Getting started

Eval harness

The Harbor harness runs Roder against Terminal-Bench tasks with a prebuilt Linux binary, isolated config/auth directories, JSON event capture, and structured run summaries. It is a first-class consumer of the runtime, not a separate benchmark-only agent. Current pass/fail results live on the eval scoreboard.

Run shape

Harbor launches roder exec --json --profile eval inside each task container.
The adapter records roder-events.jsonl, final assistant text, stderr diagnostics, and roder-run-summary.json.
Smoke and full-run configs preserve Docker task images by default so offline image preflight and targeted reruns can reuse them.
Minimal parity configs can pin [tools].allowlist to the native coding surface, including unified_exec, freeform apply_patch, and view_image.
Analyzer scripts separate harness/setup/provider failures from ordinary reward-0 scored failures.

Deadline finalization

Eval runs can set a turn deadline. Roder reserves a finalization window, prompts the model to stop opening new work, and disables tools for the final answer pass. When a task ledger is required, the runtime asks for scoreable output checkpoints and ledger completion before finalizing.

Command behavior

exec_command and shell use the turn deadline to cap effective process timeouts. Command output is formatted consistently, UTF-8 truncation is safe, and timeout metadata is returned with the tool result so eval analysis can classify the failure.

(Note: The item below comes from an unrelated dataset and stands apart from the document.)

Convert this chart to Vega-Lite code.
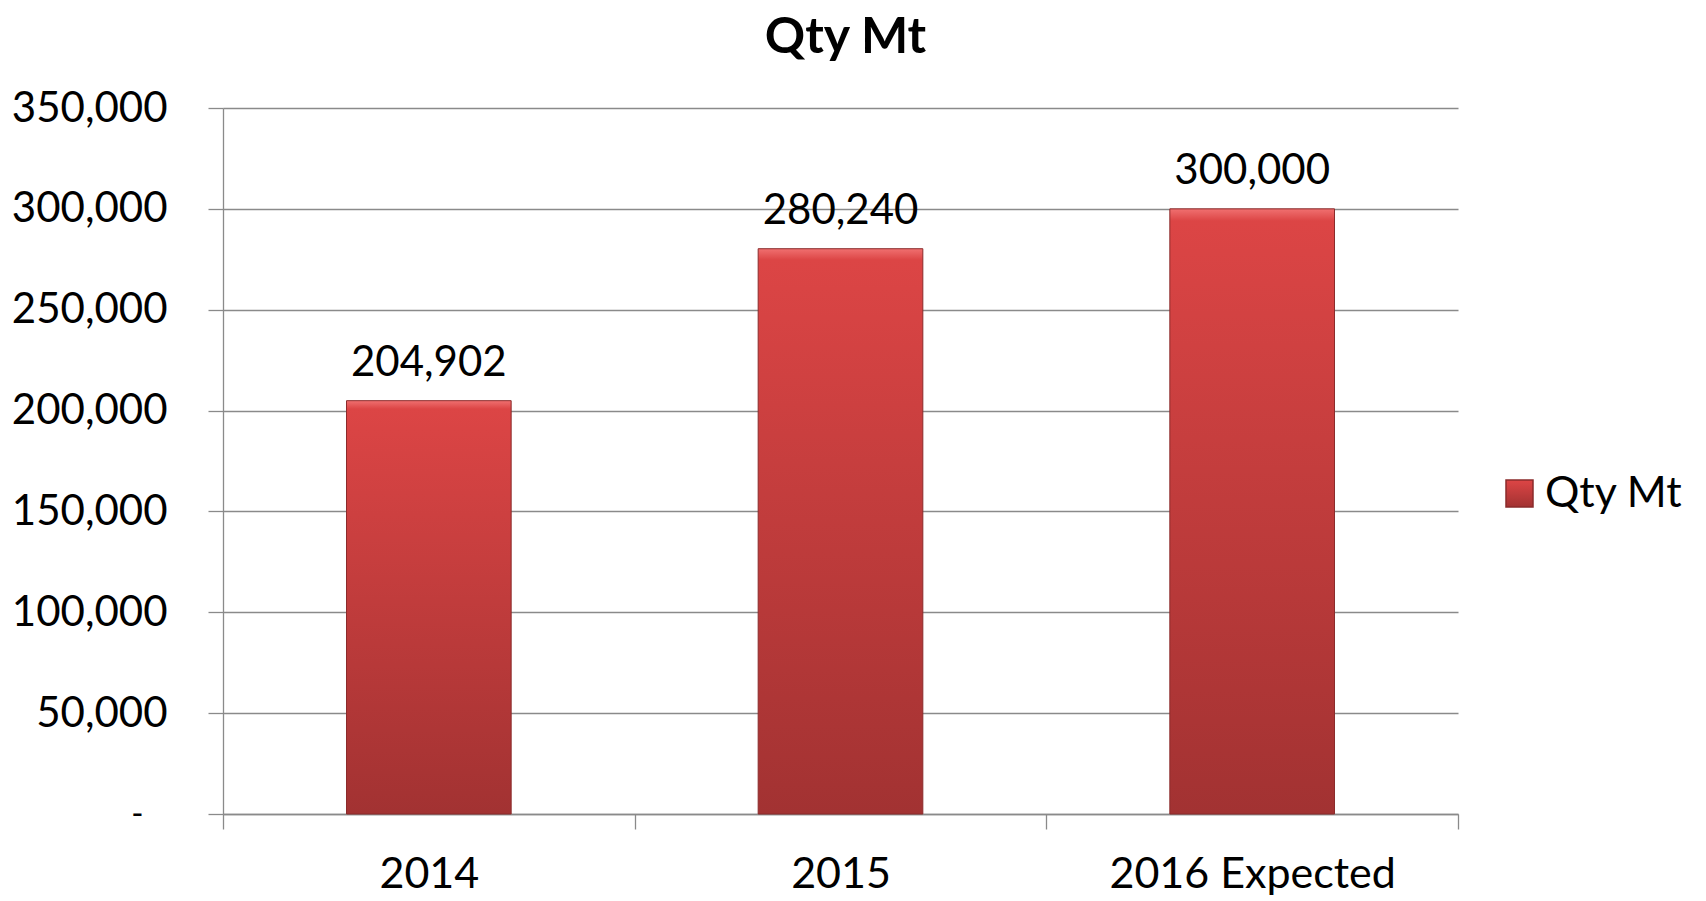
{
  "$schema": "https://vega.github.io/schema/vega-lite/v6.json",
  "autosize": "none",
  "width": 1235,
  "height": 706,
  "padding": {"left": 223, "top": 108, "right": 248, "bottom": 87},
  "background": "white",
  "title": {"text": "Qty Mt", "font": "Lato", "fontSize": 50, "fontWeight": "bold", "color": "black", "anchor": "middle", "offset": 24, "dx": 5},
  "config": {"font": "Lato", "view": {"stroke": null}},
  "data": {"values": [
    {"year": "2014", "qty": 204902, "series": "Qty Mt"},
    {"year": "2015", "qty": 280240, "series": "Qty Mt"},
    {"year": "2016 Expected", "qty": 300000, "series": "Qty Mt"}
  ]},
  "encoding": {
    "x": {"field": "year", "type": "nominal", "sort": null, "title": null,
      "scale": {"paddingInner": 0, "paddingOuter": 0},
      "axis": {"labelAngle": 0, "tickBand": "extent", "grid": false, "ticks": true, "tickSize": 15, "tickColor": "#8a8a8a", "tickWidth": 1.3, "labelLimit": 0,
        "domainColor": "#8a8a8a", "domainWidth": 1.3, "labelFont": "Lato", "labelFontSize": 43, "labelColor": "black", "labelPadding": 24}},
    "y": {"field": "qty", "type": "quantitative", "title": null,
      "scale": {"domain": [0, 350000], "nice": false},
      "axis": {"values": [0, 50000, 100000, 150000, 200000, 250000, 300000, 350000],
        "labelExpr": "datum.value == 0 ? '-\u2800' : format(datum.value, ',')",
        "labelFontSize": {"condition": {"test": "datum.value == 0", "value": 33}, "value": 42},
        "grid": true, "gridColor": "#8a8a8a", "gridWidth": 1.3, "tickSize": 15, "tickColor": "#8a8a8a", "tickWidth": 1.3,
        "domainColor": "#8a8a8a", "domainWidth": 1.3, "labelFont": "Lato", "labelColor": "black", "labelPadding": 41}}
  },
  "layer": [
    {
      "mark": {"type": "bar", "strokeWidth": 1, "width": {"band": 0.4},
        "fill": {"gradient": "linear", "x1": 0, "y1": 0, "x2": 0, "y2": 1,
          "stops": [{"offset": 0, "color": "#F07070"}, {"offset": 0.02, "color": "#DC4545"}, {"offset": 1, "color": "#A23232"}]}},
      "encoding": {
        "stroke": {"field": "series", "type": "nominal", "scale": {"range": ["#8B2B2B"]},
          "legend": {"title": null, "orient": "none", "legendX": 1275, "legendY": 364, "padding": 0,
            "symbolType": "square", "symbolSize": 729, "labelFont": "Lato", "labelFontSize": 43, "labelColor": "black", "labelOffset": 4,
            "encode": {"symbols": {"update": {
              "fill": {"value": {"gradient": "linear", "x1": 0, "y1": 0, "x2": 0, "y2": 1,
                "stops": [{"offset": 0, "color": "#F07070"}, {"offset": 0.1, "color": "#DC4545"}, {"offset": 1, "color": "#A23232"}]}},
              "stroke": {"value": "#8B2B2B"}, "strokeWidth": {"value": 1}, "opacity": {"value": 1}}}}}}
      }
    },
    {
      "mark": {"type": "text", "font": "Lato", "fontSize": 42, "color": "black", "baseline": "alphabetic", "dy": -25},
      "encoding": {"text": {"field": "qty", "type": "quantitative", "format": ","}}
    }
  ]
}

The eval profile also enables loop-persistence defaults that keep a task moving after recoverable tool-failure loops or empty no-tool finalization. The safeguards remain bounded by per-turn tool-failure, model-call, and tool-round caps.

Plan-first reruns

The Harbor adapter can run a planning turn first, store roder-plan.md and its event/stderr artifacts, then resume the same thread for the implementation turn. This mode is targeted at tasks where planning, artifact hygiene, or policy framing is likely to matter; it is not the default for every full run because it adds wall time.

Current benchmark signal

The latest documented full run is a non-submittable Terminal-Bench 2.1 local development pass with codex/gpt-5.5 at xhigh reasoning. Harbor reported 53 reward-1 tasks and 36 reward-0 scored failures across all 89 tasks, with 0 Harbor exceptions. The local analyzer marked the run clean with no harness error classes. It used an access-token-only auth file and an agent timeout multiplier to keep Roder finalization inside Harbor's outer timeout, so it is trajectory evidence rather than a leaderboard-valid submission.

The newest targeted parity slice covers four tasks that Codex passed while the previous minimal Roder setup failed. With the native Codex-parity tool surface and eval-loop persistence enabled, all four scored reward 1.0; two still reported Harbor AgentTimeoutError exceptions, so the result is published as targeted trajectory evidence rather than a clean full-suite result.